Mary elaborates: “You feel isolated, you stop doing, you stop living.” She sighs deeply over the phone. “People think they can’t go back to work, because they are afraid. It’s difficult to have relationships. I felt like I had lost my rights as a human being. You feel like you’re no longer worthy."
Mary’s GP prescribed her anti-depressants to help cope with these feelings. She had counselling from a charity for a while, but after the sessions ended, she had a relapse, “I was put on the list for counselling again a few months ago and I still haven’t seen anyone,” she says.
It’s this lack of institutional support that moved Mary to start attending peer support groups. While she did not feel that she could talk to her family about her HIV status (she is originally from West Africa, where she says HIV comes with the stigma of promiscuity), she did feel able to talk to other women who are positive.
Women with HIV need a place to come together... But who provides the funding?
“Women only peer support spaces are needed,” she says. “I find when women meet in their own space it’s easier to find the confidence to talk… and then when they go out into a wider group, they feel better speaking and making contributions.”
Trouble is, these spaces are few and far between. “Women with HIV need a place to come together,” says Mary, “But who provides the funding?” She tells me that Sophia Forum could only afford to support 21 women with HIV on their advocacy training this year, despite their best efforts. That’s 21 out of about 35,000 women living with HIV in the UK.
Part of the problem, says Mary, is that service providers don’t think women need the service. But they do. “Women have got carer roles… I’m trying to run a support group now and I’m finding that because women have got children to look after they cannot find the time to participate… they don’t show up, and because they don’t show up, we don’t know about them.”
Gender-based violence is both a cause and consequence of HIV in the UK and beyond
Research suggests that, as a woman living with HIV, you are also more at risk of domestic violence and emotional abuse. Mary has had personal experience of this, recalling a relationship where a man tried to manipulate her to stay with him, because he said that "nobody else would have her."
Gender-based violence is both a cause and consequence of HIV in the UK and beyond. “But do healthcare professionals know about or offer support around the links between the two?” asks Mary. “No.”
We need to ask why, when there are more women living with HIV than men in the world, it so often seems like women are less of a priority.
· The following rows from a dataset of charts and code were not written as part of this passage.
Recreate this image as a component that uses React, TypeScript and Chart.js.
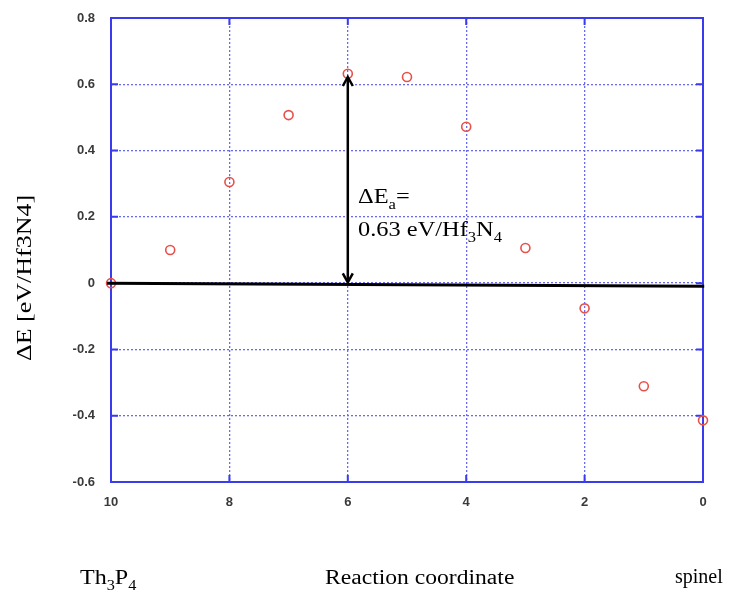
import React, { useEffect, useRef } from "react";
import { Chart, registerables } from "chart.js";

Chart.register(...registerables);

// ---- data ----
const reactionCoordinate = [10, 9, 8, 7, 6, 5, 4, 3, 2, 1, 0];
const deltaE = [0.0, 0.1, 0.305, 0.507, 0.632, 0.622, 0.472, 0.106, -0.076, -0.311, -0.414];
const xRange = [0, 10];
const xStep = 2;
const yRange = [-0.6, 0.8];
const yStep = 0.2;
// reference line (x, y) endpoints and barrier arrow
const baselineStart = [10.07, 0.0];
const baselineEnd = [-0.02, -0.009];
const barrierX = 6;
const barrierTop = 0.622;
const barrierBottom = 0.002;

const yTitle = "ΔE [eV/Hf3N4]";
const annotLine1 = [{ t: "ΔE" }, { t: "a", sub: true }, { t: "=" }];
const annotLine2 = [{ t: "0.63 eV/Hf" }, { t: "3", sub: true }, { t: "N" }, { t: "4", sub: true }];
const leftLabel = [{ t: "Th" }, { t: "3", sub: true }, { t: "P" }, { t: "4", sub: true }];
const centerLabel = [{ t: "Reaction coordinate" }];
const rightLabel = [{ t: "spinel" }];

const SERIF = '"Liberation Serif", "Times New Roman", serif';

type Seg = { t: string; sub?: boolean };

function drawRich(ctx: CanvasRenderingContext2D, segs: Seg[], x: number, y: number, size: number, sx: number) {
  ctx.save();
  ctx.translate(x, y);
  ctx.scale(sx, 1);
  ctx.fillStyle = "#000";
  ctx.textBaseline = "alphabetic";
  ctx.textAlign = "left";
  let cx = 0;
  for (const s of segs) {
    const fs = s.sub ? size * 0.68 : size;
    ctx.font = `${fs}px ${SERIF}`;
    ctx.fillText(s.t, cx, s.sub ? size * 0.28 : 0);
    cx += ctx.measureText(s.t).width;
  }
  ctx.restore();
}

function arrowHead(ctx: CanvasRenderingContext2D, x: number, y: number, dir: number) {
  // dir: -1 pointing up, +1 pointing down
  ctx.beginPath();
  ctx.moveTo(x - 5, y - dir * 9);
  ctx.lineTo(x, y);
  ctx.lineTo(x + 5, y - dir * 9);
  ctx.stroke();
}

const framePlugin = {
  id: "frame",
  beforeDatasetsDraw(chart: any) {
    const { ctx, chartArea: a, scales } = chart;
    ctx.save();
    ctx.strokeStyle = "#3a3aee";
    ctx.lineWidth = 2;
    ctx.strokeRect(a.left, a.top, a.right - a.left, a.bottom - a.top);
    const tl = 7;
    ctx.beginPath();
    for (const t of scales.x.ticks) {
      const px = scales.x.getPixelForValue(t.value);
      ctx.moveTo(px, a.bottom);
      ctx.lineTo(px, a.bottom - tl);
      ctx.moveTo(px, a.top);
      ctx.lineTo(px, a.top + tl);
    }
    for (const t of scales.y.ticks) {
      const py = scales.y.getPixelForValue(t.value);
      ctx.moveTo(a.left, py);
      ctx.lineTo(a.left + tl, py);
      ctx.moveTo(a.right, py);
      ctx.lineTo(a.right - tl, py);
    }
    ctx.stroke();
    ctx.restore();
  },
  afterDatasetsDraw(chart: any) {
    const { ctx, scales } = chart;
    const X = scales.x, Y = scales.y;
    ctx.save();
    ctx.strokeStyle = "#000";
    ctx.lineWidth = 3;
    ctx.lineCap = "butt";
    ctx.beginPath();
    ctx.moveTo(X.getPixelForValue(baselineStart[0]), Y.getPixelForValue(baselineStart[1]));
    ctx.lineTo(X.getPixelForValue(baselineEnd[0]), Y.getPixelForValue(baselineEnd[1]));
    ctx.stroke();

    const ax = X.getPixelForValue(barrierX);
    const yTop = Y.getPixelForValue(barrierTop);
    const yBot = Y.getPixelForValue(barrierBottom);
    ctx.lineWidth = 2.5;
    ctx.beginPath();
    ctx.moveTo(ax, yTop + 1);
    ctx.lineTo(ax, yBot - 1);
    ctx.stroke();
    ctx.lineJoin = "miter";
    arrowHead(ctx, ax, yTop, -1);
    arrowHead(ctx, ax, yBot, 1);
    ctx.restore();

    // annotation text
    drawRich(ctx, annotLine1, 358, 203, 20, 1.22);
    drawRich(ctx, annotLine2, 358, 236, 20, 1.22);
  },
  afterDraw(chart: any) {
    const { ctx } = chart;
    // y-axis title
    ctx.save();
    ctx.translate(25, 278);
    ctx.rotate(-Math.PI / 2);
    ctx.scale(1.3, 1.05);
    ctx.font = `20px ${SERIF}`;
    ctx.fillStyle = "#000";
    ctx.textAlign = "center";
    ctx.textBaseline = "middle";
    ctx.fillText(yTitle, 0, 0);
    ctx.restore();
    // bottom labels
    drawRich(ctx, leftLabel, 80, 584, 20, 1.2);
    drawRich(ctx, centerLabel, 325, 584, 20, 1.18);
    drawRich(ctx, rightLabel, 675, 583, 20, 1.0);
  },
};

export default function App() {
  const ref = useRef<HTMLCanvasElement>(null);
  useEffect(() => {
    const canvas = ref.current!;
    const tickFont = { family: '"Liberation Sans", Arial, sans-serif', size: 13, weight: "bold" as const };
    const gridColor = "#6a6af0";
    const chart = new Chart(canvas, {
      type: "scatter",
      data: {
        datasets: [
          {
            data: reactionCoordinate.map((x, i) => ({ x, y: deltaE[i] })),
            pointStyle: "circle",
            pointRadius: 4.5,
            pointBorderWidth: 1.6,
            pointBorderColor: "#e8504a",
            pointBackgroundColor: "rgba(0,0,0,0)",
            showLine: false,
            clip: false,
          },
        ],
      },
      options: {
        animation: false,
        responsive: false,
        devicePixelRatio: 1,
        layout: { autoPadding: false, padding: { top: 18, right: 33, left: 0, bottom: 0 } },
        plugins: { legend: { display: false }, tooltip: { enabled: false } },
        scales: {
          x: {
            type: "linear",
            min: xRange[0],
            max: xRange[1],
            reverse: true,
            afterFit: (s: any) => {
              s.height = 109;
            },
            ticks: {
              stepSize: xStep,
              padding: 3,
              color: "#3a3a3a",
              font: tickFont,
              maxRotation: 0,
            },
            grid: {
              color: gridColor,
              lineWidth: 1.3,
              drawTicks: true,
              tickLength: 10,
              tickColor: "rgba(0,0,0,0)",
            },
            border: { display: false, dash: [2, 2] },
          },
          y: {
            min: yRange[0],
            max: yRange[1],
            afterFit: (s: any) => {
              s.width = 111;
            },
            ticks: {
              stepSize: yStep,
              padding: 3,
              color: "#3a3a3a",
              font: tickFont,
              callback: (v: any) => String(Number(Number(v).toFixed(1))),
            },
            grid: {
              color: gridColor,
              lineWidth: 1.3,
              drawTicks: true,
              tickLength: 13,
              tickColor: "rgba(0,0,0,0)",
            },
            border: { display: false, dash: [2, 2] },
          },
        },
      },
      plugins: [framePlugin],
    });
    return () => chart.destroy();
  }, []);
  return (
    <div style={{ position: "fixed", left: 0, top: 0, width: 736, height: 591, background: "#fff" }}>
      <canvas ref={ref} width={736} height={591} style={{ display: "block" }} />
    </div>
  );
}
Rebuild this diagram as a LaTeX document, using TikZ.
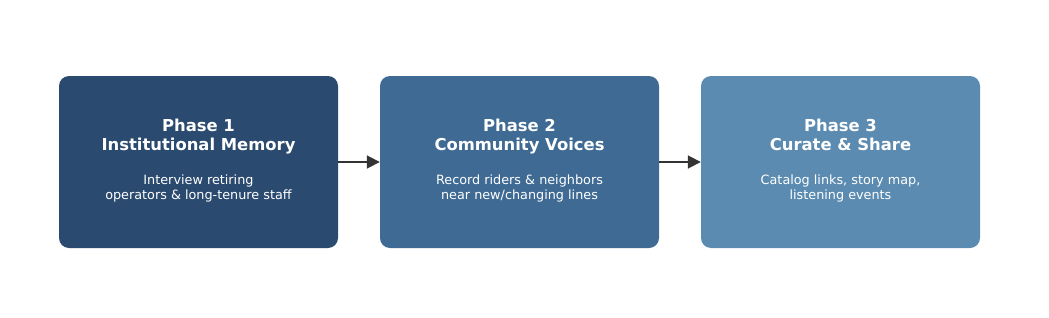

Women are present within an average of about 20% of clinical trials; they’re missing from the spaces in which decisions about healthcare are made, and they’re also absent from a lot of the discussions about HIV taking place in the mainstream media.
We also need to ask why there's such a serious lack of awareness about HIV prevention among heterosexual female communities compared, for example, with homosexual male communities – with a rising number of gay (and straight) men accessing testing in the UK, and a falling number of women.
“It’s a cycle of invisibility and a lack of information,” says Mary. “Women are left behind... and we’re not okay.”